I picked up Arthur C. Clarke's
Childhood's End from McKay's this week, because I thought it would be relaxing for my first week of teaching (it was), and because it was the #1 on the
100 Science Fiction Books You Just Have To Read, and I hadn't read it yet.
Basic plot: What happens when the aliens finally show up and take complete control of our affairs? As you can imagine, it goes from there.
The good: Parts of it were truly great. The revelation of the true form of the aliens is suburb, for instance.
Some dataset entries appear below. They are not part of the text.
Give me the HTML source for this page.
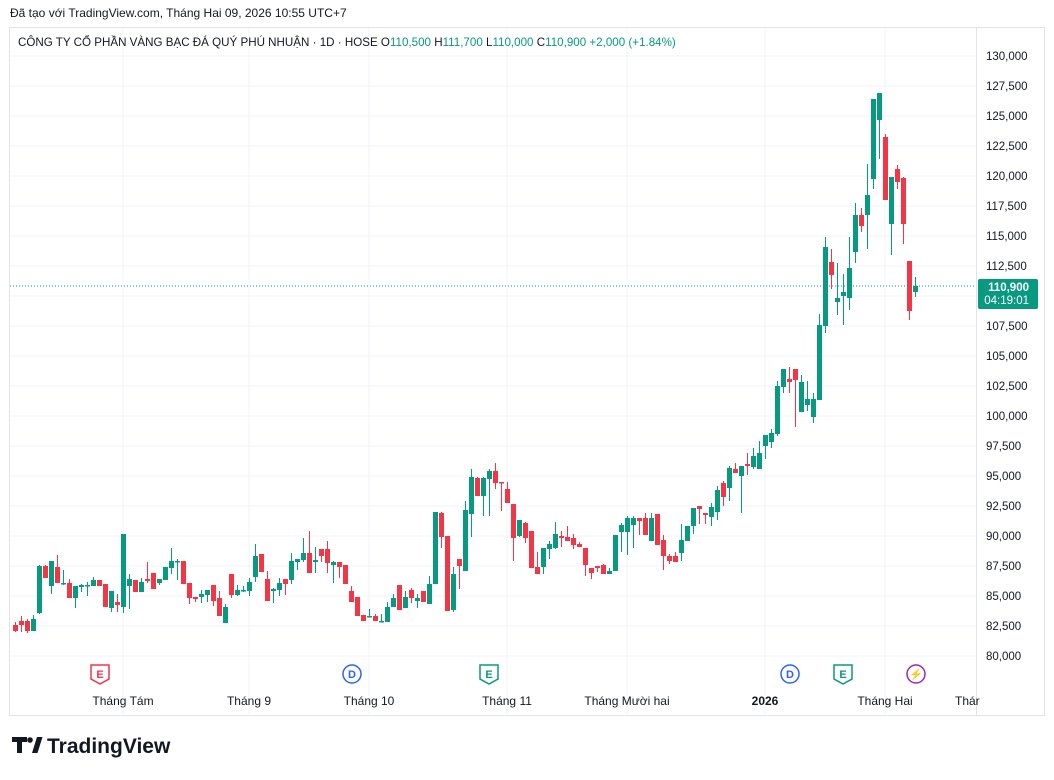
<!DOCTYPE html>
<html><head><meta charset="utf-8"><style>
body{margin:0;background:#fff;width:1054px;height:775px;overflow:hidden;font-family:"Liberation Sans","Noto Sans CJK SC",sans-serif;}
svg text{font-family:"Liberation Sans",sans-serif;}
</style></head><body>
<svg id="s" width="1054" height="775" xmlns="http://www.w3.org/2000/svg">
<text x="10" y="17" font-size="12" fill="#131722">Đã tạo với TradingView.com, Tháng Hai 09, 2026 10:55 UTC+7</text>
<rect x="9.5" y="27.5" width="1035" height="688" fill="#fff" stroke="#e0e3eb"/>
<g id="grid"></g>
<g id="cand"></g>
<line x1="10" y1="286" x2="976" y2="286" stroke="#089981" stroke-dasharray="1,2"/>
<text x="18" y="46" font-size="11.6" fill="#131722">CÔNG TY CỔ PHẦN VÀNG BẠC ĐÁ QUÝ PHÚ NHUẬN · 1D · HOSE <tspan fill="#131722">O</tspan><tspan fill="#089981">110,500</tspan> H<tspan fill="#089981">111,700</tspan> L<tspan fill="#089981">110,000</tspan> C<tspan fill="#089981">110,900</tspan> <tspan fill="#089981">+2,000 (+1.84%)</tspan></text>
<g id="axis" font-size="11.5" fill="#131722"></g>
<rect x="978" y="279" width="60" height="30" rx="2" fill="#089981"/>
<text x="1029" y="291" font-size="11.5" fill="#fff" text-anchor="end" font-weight="bold">110,900</text>
<text x="1029" y="304" font-size="11.5" fill="#fff" text-anchor="end">04:19:01</text>
<g font-size="12" fill="#131722" text-anchor="middle">
<text x="123" y="705">Tháng Tám</text><text x="249" y="705">Tháng 9</text><text x="369" y="705">Tháng 10</text><text x="507" y="705">Tháng 11</text><text x="627" y="705">Tháng Mười hai</text><text x="765" y="705" font-weight="bold">2026</text><text x="885" y="705">Tháng Hai</text><text x="955" y="705" text-anchor="start">Thár</text>
</g>
<g font-size="11" text-anchor="middle" font-weight="bold">
<path d="M91 665h18v14l-9 5-9-5z" fill="#fff" stroke="#f23645" stroke-width="1.5"/><text x="100" y="678" fill="#f23645">E</text>
<circle cx="352" cy="674" r="9" fill="#fff" stroke="#2962ff" stroke-width="1.5"/><text x="352" y="678" fill="#2962ff">D</text>
<path d="M480 665h18v14l-9 5-9-5z" fill="#fff" stroke="#089981" stroke-width="1.5"/><text x="489" y="678" fill="#089981">E</text>
<circle cx="790" cy="674" r="9" fill="#fff" stroke="#2962ff" stroke-width="1.5"/><text x="790" y="678" fill="#2962ff">D</text>
<path d="M834 665h18v14l-9 5-9-5z" fill="#fff" stroke="#089981" stroke-width="1.5"/><text x="843" y="678" fill="#089981">E</text>
<circle cx="916" cy="674" r="9" fill="#fff" stroke="#9c27b0" stroke-width="1.5"/><text x="916" y="678" fill="#9c27b0">⚡</text>
</g>
<g fill="#131722"><rect x="12" y="737" width="15" height="5"/><rect x="17" y="737" width="5" height="16"/><circle cx="30" cy="740" r="2.8"/><path d="M32 753l5-16h5.5l-5 16z"/></g>
<text x="47" y="753" font-size="21" font-weight="bold" fill="#131722">TradingView</text>
</svg>
<script>
var d=[[625,631,622,632],[621,625,616,632],[621,631,619,633],[631,619,615,631],[613,566,565,614],[566,578,565,578],[586,561,561,594],[567,583,555,583],[584,583,570,585],[583,598,579,598],[598,586,586,608],[587,585,584,592],[586,585,582,596],[586,580,577,586],[580,586,580,586],[584,607,584,607],[608,591,591,612],[602,605,594,612],[607,534,534,613],[586,579,574,609],[580,592,580,592],[592,582,578,592],[579,581,562,583],[573,589,573,589],[583,579,579,585],[580,567,567,580],[568,561,548,574],[562,561,559,580],[561,584,561,584],[583,598,583,604],[597,599,597,602],[597,594,590,603],[595,590,590,602],[585,601,585,606],[598,616,591,616],[623,607,604,623],[574,595,574,598],[595,590,585,596],[591,590,586,592],[591,582,578,596],[577,556,544,582],[554,572,554,572],[579,601,571,601],[591,589,588,603],[590,583,578,596],[579,584,579,595],[580,561,553,584],[562,559,559,570],[560,553,538,562],[553,573,531,573],[562,560,547,573],[549,556,549,562],[549,563,541,573],[565,562,561,583],[562,567,562,578],[565,584,565,584],[591,602,586,602],[597,616,597,616],[615,621,615,621],[617,616,609,617],[616,621,614,621],[622,621,614,622],[622,607,602,622],[607,598,594,607],[585,610,585,610],[608,597,591,608],[590,598,588,603],[601,598,594,608],[591,602,591,602],[604,584,576,604],[584,512,512,584],[513,537,512,548],[536,611,536,611],[610,574,567,612],[559,566,559,589],[571,510,501,571],[514,477,469,537],[478,496,477,496],[496,478,477,516],[479,471,469,516],[471,483,463,489],[482,482,482,511],[489,503,482,503],[504,538,504,561],[536,520,520,537],[523,538,522,543],[531,568,531,568],[567,574,552,574],[567,548,548,574],[549,544,541,559],[548,534,522,549],[536,538,531,547],[537,541,526,541],[538,545,534,549],[544,547,542,547],[548,565,548,576],[568,573,568,579],[566,568,566,572],[565,574,564,574],[574,571,568,574],[571,535,535,571],[532,525,523,552],[532,518,516,555],[525,518,516,548],[518,521,518,535],[518,535,513,535],[541,518,513,541],[514,545,514,545],[540,556,535,570],[556,561,554,564],[556,562,552,562],[553,540,524,561],[541,526,526,541],[526,508,508,534],[506,509,506,524],[513,515,513,524],[517,507,503,526],[512,490,486,520],[483,497,481,506],[488,468,466,501],[469,473,463,473],[476,466,466,513],[464,466,453,475],[467,456,448,469],[469,453,441,469],[446,435,435,459],[442,433,429,448],[434,386,381,436],[387,369,369,393],[379,382,367,393],[369,380,369,427],[412,382,375,412],[405,399,381,411],[417,399,393,423],[400,325,314,400],[326,247,237,333],[262,275,249,289],[302,298,263,315],[296,292,274,325],[298,268,237,310],[252,215,203,263],[215,226,208,232],[215,195,164,249],[179,99,99,189],[120,93,93,159],[137,200,134,200],[224,177,177,255],[169,182,165,189],[178,224,177,244],[261,311,261,320],[292,286,277,297]];
var g='';d.forEach(function(c,i){var x=15+6*i,up=c[1]<c[0],col=up?'#089981':'#f23645',t=Math.min(c[0],c[1]),b=Math.max(c[0],c[1]);
g+='<line x1="'+(x+0.5)+'" x2="'+(x+0.5)+'" y1="'+c[2]+'" y2="'+c[3]+'" stroke="'+col+'"/><rect x="'+(x-2)+'" y="'+t+'" width="5" height="'+Math.max(1.5,b-t)+'" fill="'+col+'"/>';});
document.getElementById('cand').innerHTML=g;
var gr='',ax='';for(var k=0;k<=20;k++){var y=56+30*k;var p=130000-2500*k;gr+='<line x1="10" x2="976" y1="'+y+'" y2="'+y+'" stroke="#f0f3fa"/>';ax+='<text x="986" y="'+(y+4)+'">'+p.toLocaleString('en-US')+'</text>';}
[123,249,369,507,627,765,885].forEach(function(x){gr+='<line x1="'+x+'" x2="'+x+'" y1="28" y2="716" stroke="#f0f3fa"/>';});
gr+='<line x1="976.5" x2="976.5" y1="28" y2="716" stroke="#e0e3eb"/>';
document.getElementById('grid').innerHTML=gr;document.getElementById('axis').innerHTML=ax;
</script>
</body></html>
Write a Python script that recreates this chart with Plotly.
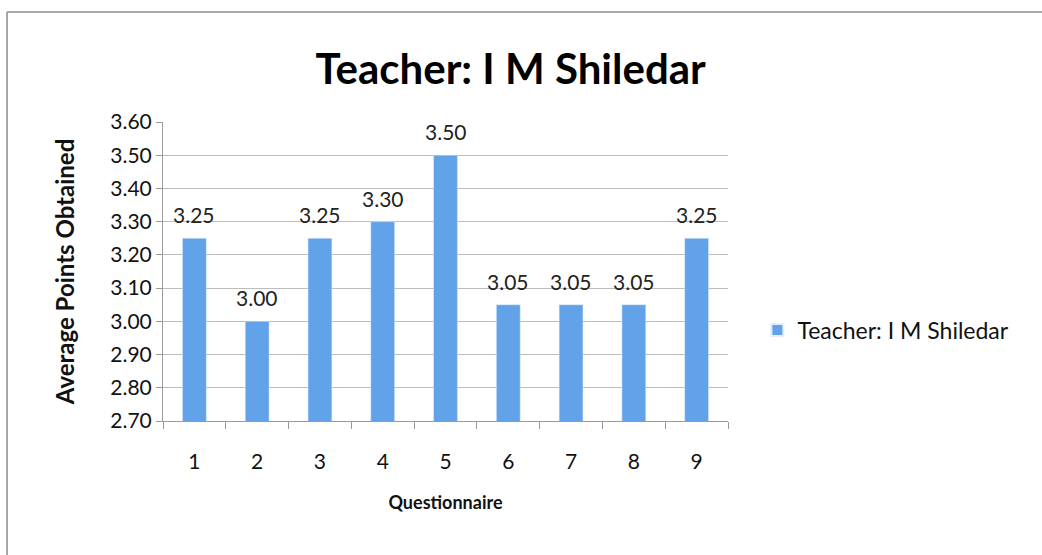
import plotly.graph_objects as go

questions = ["1", "2", "3", "4", "5", "6", "7", "8", "9"]
avg_points = [3.25, 3.00, 3.25, 3.30, 3.50, 3.05, 3.05, 3.05, 3.25]
series_name = "Teacher: I M Shiledar"

font_family = "Lato, 'Open Sans', sans-serif"

fig = go.Figure()
fig.add_trace(go.Bar(
    x=questions, y=avg_points, name=series_name,
    marker=dict(color="#62A2E9"),
    showlegend=True,
))

# value labels sit a bit higher above the bars than plotly's default pad
# (category axis: annotation x is the category index)
for i, v in enumerate(avg_points):
    fig.add_annotation(x=i, y=v, text=f"{v:.2f}", showarrow=False,
                       yanchor="bottom", yshift=9,
                       font=dict(size=21, color="#222222"))

fig.update_layout(
    width=1042, height=555,
    margin=dict(l=163, r=314, t=122, b=134),
    paper_bgcolor="white", plot_bgcolor="white",
    font=dict(family=font_family, color="#111111"),
    bargap=0.62,
    title=dict(text="<b>Teacher: I M Shiledar</b>", x=0.49, xanchor="center",
               y=0.875, yanchor="middle", font=dict(size=42, color="#000000")),
    legend=dict(x=1.052, y=0.304, xanchor="left", yanchor="middle",
                font=dict(size=23, color="#111111"), itemsizing="constant"),
    xaxis=dict(
        type="category", title=dict(text="<b>Questionnaire</b>", font=dict(size=18), standoff=24),
        showline=True, linecolor="#9a9a9a", ticks="outside", ticklen=7,
        tickcolor="#9a9a9a", tickson="boundaries", showgrid=False,
        tickfont=dict(size=21), ticklabelstandoff=22,
    ),
    yaxis=dict(
        range=[2.7, 3.6], dtick=0.1, tick0=2.7, tickformat=".2f",
        title=dict(text="<b>Average Points Obtained</b>", font=dict(size=24), standoff=28),
        showline=True, linecolor="#9a9a9a", ticks="outside", ticklen=6,
        tickcolor="#9a9a9a", showgrid=True, gridcolor="#bdbdbd",
        tickfont=dict(size=21), zeroline=False,
    ),
    shapes=[
        dict(type="line", xref="paper", yref="paper",
             x0=-0.276, x1=1.6, y0=1.368, y1=1.368,
             line=dict(color="#8c8c8c", width=1.5)),
        dict(type="line", xref="paper", yref="paper",
             x0=-0.276, x1=-0.276, y0=-0.5, y1=1.368,
             line=dict(color="#8c8c8c", width=1.5)),
    ],
)

fig.write_html("out.html", config={"displayModeBar": False},
               post_script="document.body.style.margin='0';")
The entire first 100 pages or so--when humans are first dealing with the Overlords--were fantastic in general.
It was also cool to see the original text that "To Serve Man" and
ID-4 were playing off.
The bad: Then the rest of the book happened. It's not just that Clarke didn't keep focus on a small group of characters, as he should have; it's that he completely went off the page in terms of what I was prepared to accept. That's right, fans, this is yet another science fiction tale that's fundamentally materialistic for 7/8 of the story before suddenly getting all mystical for the last eighth. (See also:
A.I.;
The Matrix Revolutions). It's a betrayal of the reader to suddenly change horses in midstream like this; and it's cheap.
So overall, a cautious review. It was worth at least the $1.80 I paid for it. I just wonder sometimes if I've been spoiled by
Philip K. Dick's work, which never betrays your expectations in this way, if only because his books are so mind-bending and paranoid that you have no idea what the hell is going on. You're never secure enough in one mindset to feel the shock of moving to another.
I guess my point is just what I told Fred Chappell last year: I love Dick.